Pero en el momento en que Ícaro echó a volar, sintió la libertad y la inmensidad del mundo delante suya, algo cambió en él. No quería permanecer en el medio, quería saber lo que realmente significaba la palabra: volar. Y eso hizo, voló y voló, cada vez más alto, directo hacia el sol, haciendo caso omiso a las advertencias de su padre. En lo más alto de su vuelo, en la cúspide del cielo, pudo sentir como nunca antes había sentido la luz del sol. Un calor que, como vientos de fuego fatuo, envolvía su cuerpo en una armonía de sentidos y de vida. Sin previo aviso, y como su padre advirtió, la cera se derritió, las alas se desmontaron e Ícaro cayó de forma inevitable hacia el frío océano. Lo que no nos contaron es que Ícaro no gritó, no sintió arrepentimiento, sino que se rió. Se rió a pesar de estar cayendo, porque caer significa haber ascendido, como fallar haberlo intentado. Porque hay una sensación de victoria y triunfo en ir más allá de tus límites, a pesar de que esto nos cueste algo. En ese momento, aunque fuera por unos segundos, Ícaro vivió completamente, algo por lo que valía la pena caer.

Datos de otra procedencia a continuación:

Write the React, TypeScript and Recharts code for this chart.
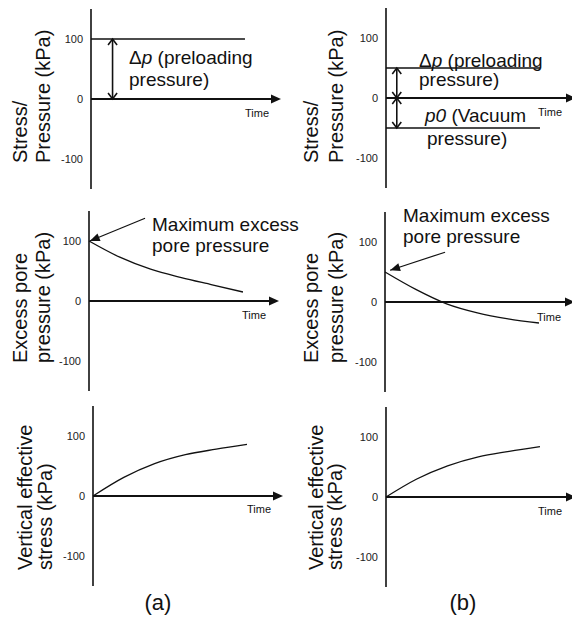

Y me gusta esta historia porque para mí no se trata del fracaso, sino de vivir. Y creo que muchos, durante la carrera, pasan el tiempo siguiendo unas órdenes establecidas, como una voz en el fondo de nuestra mente que nos dice: “Si no estudias más, suspenderás”, “No vayas a ese plan con amigos, quédate estudiando” o incluso “no intentes esto o fracasarás”. Por ello, creo que muchos durante la carrera vivimos siguiendo las instrucciones de Dédalo: quédate en el medio, sin riesgo pero sin dormirte, siguiendo lo establecido. Pero el futuro pertenece a aquellos dispuestos a darle forma.

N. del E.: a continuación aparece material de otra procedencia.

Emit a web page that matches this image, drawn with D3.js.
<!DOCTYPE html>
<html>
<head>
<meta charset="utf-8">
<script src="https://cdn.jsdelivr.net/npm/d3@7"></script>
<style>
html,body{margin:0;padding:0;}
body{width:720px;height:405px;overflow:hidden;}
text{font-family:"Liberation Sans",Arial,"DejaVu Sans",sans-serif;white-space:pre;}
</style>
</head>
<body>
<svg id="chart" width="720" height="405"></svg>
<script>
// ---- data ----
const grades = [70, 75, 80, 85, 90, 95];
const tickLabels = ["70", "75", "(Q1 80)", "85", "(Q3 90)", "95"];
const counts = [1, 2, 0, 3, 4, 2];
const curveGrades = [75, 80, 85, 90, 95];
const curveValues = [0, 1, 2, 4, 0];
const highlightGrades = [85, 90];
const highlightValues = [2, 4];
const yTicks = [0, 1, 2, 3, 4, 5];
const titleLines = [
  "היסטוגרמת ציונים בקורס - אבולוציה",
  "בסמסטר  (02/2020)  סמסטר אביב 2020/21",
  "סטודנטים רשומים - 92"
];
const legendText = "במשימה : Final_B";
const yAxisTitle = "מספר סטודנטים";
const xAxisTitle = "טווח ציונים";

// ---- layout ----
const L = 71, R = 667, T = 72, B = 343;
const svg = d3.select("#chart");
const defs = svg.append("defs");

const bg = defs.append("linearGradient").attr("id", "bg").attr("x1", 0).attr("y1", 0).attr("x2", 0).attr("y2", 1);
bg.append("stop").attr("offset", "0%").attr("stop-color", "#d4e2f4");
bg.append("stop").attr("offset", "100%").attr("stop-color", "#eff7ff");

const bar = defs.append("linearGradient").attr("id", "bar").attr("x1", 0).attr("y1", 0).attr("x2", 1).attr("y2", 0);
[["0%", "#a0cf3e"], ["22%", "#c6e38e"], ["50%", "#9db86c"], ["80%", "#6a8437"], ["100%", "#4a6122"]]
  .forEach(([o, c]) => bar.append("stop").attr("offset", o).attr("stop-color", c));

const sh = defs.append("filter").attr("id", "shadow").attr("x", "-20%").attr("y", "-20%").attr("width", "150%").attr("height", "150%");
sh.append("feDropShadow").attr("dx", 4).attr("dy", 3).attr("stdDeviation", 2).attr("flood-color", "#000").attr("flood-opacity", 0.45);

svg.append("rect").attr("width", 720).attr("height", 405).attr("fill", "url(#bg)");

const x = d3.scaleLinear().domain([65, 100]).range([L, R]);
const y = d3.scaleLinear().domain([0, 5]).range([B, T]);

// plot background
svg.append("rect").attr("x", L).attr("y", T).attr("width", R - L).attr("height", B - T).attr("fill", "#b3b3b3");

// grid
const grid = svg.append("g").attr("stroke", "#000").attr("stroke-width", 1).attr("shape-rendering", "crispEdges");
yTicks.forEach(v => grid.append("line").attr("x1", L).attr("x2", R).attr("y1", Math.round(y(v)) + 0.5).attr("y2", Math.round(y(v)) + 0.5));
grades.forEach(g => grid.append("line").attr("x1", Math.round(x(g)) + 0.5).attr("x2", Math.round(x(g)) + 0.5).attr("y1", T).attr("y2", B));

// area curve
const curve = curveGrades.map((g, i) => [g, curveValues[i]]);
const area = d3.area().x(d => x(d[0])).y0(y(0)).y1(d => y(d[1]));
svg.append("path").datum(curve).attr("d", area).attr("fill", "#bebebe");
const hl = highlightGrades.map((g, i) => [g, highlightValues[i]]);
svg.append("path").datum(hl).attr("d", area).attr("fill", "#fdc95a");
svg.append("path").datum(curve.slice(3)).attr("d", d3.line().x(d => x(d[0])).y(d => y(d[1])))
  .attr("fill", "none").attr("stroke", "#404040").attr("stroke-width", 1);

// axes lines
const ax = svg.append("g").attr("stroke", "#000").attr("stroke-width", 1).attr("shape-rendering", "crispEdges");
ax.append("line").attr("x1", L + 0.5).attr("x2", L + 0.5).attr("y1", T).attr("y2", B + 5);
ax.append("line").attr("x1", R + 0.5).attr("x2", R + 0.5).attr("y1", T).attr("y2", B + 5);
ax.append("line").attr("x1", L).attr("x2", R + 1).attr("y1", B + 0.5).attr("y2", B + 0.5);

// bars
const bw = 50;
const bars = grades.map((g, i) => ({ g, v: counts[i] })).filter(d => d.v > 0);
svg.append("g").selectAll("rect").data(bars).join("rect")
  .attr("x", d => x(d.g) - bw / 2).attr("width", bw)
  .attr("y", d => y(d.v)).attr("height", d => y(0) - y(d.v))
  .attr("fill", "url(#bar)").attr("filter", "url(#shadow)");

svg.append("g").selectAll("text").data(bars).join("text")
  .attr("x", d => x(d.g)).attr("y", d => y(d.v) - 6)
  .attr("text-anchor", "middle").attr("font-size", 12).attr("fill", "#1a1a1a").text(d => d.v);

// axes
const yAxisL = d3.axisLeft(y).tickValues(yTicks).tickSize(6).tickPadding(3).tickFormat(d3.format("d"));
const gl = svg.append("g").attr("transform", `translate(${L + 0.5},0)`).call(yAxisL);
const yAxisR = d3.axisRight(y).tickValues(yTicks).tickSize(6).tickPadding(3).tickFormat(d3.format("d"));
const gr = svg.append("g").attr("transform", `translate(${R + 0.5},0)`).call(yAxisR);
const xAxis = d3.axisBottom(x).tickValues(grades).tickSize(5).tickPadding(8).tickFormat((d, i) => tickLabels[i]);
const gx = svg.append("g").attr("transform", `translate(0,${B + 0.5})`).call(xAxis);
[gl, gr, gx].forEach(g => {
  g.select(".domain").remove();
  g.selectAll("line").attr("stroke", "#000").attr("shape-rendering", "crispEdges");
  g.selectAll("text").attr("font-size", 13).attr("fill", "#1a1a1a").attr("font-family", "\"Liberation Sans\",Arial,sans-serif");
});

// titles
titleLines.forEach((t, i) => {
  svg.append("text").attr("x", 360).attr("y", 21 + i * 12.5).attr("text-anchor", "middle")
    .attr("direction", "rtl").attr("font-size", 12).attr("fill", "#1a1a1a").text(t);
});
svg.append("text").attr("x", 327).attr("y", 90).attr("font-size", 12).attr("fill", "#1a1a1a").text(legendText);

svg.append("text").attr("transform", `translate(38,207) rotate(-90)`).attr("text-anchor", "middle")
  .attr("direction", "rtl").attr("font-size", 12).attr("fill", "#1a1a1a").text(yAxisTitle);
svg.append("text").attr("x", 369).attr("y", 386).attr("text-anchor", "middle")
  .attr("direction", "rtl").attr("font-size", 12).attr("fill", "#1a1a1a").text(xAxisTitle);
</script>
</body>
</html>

Cuando tomamos riesgos, podemos experimentar momentos de incertidumbre y duda, pero también fuerza y resiliencia. ¡Y por qué no ibas a intentar algo, si él no ya lo tienes! Si hay algo que espero que os llevéis de este texto o de Ícaro: no viváis la vida tratando de evitar la caída y recordad a Ícaro no como una advertencia, sino como el chico que miró al sol y dijo: “¿Y si…?” Aquel que no se conformó con escapar y quiso sentir todo. Espero que en los próximos capítulos de vuestra vida no os contengáis, no solo voléis en el medio: ¡espero que vayáis a por el sol! Y en la medicina y en la vida, volad muy alto y cuidad profundamente. Y si te caes o fallas, hazlo sabiendo que eso significa haber volado alguna vez, siempre tomando los errores como lecciones, no como simples derrotas.
Y si en algún momento olvidas mis palabras, recuerda a Oscar Wilde cuando dijo: “Nunca te arrepientas de tu caída, oh Ícaro de vuelo intrépido, pues la mayor tragedia de todas es nunca sentir la luz abrasadora”.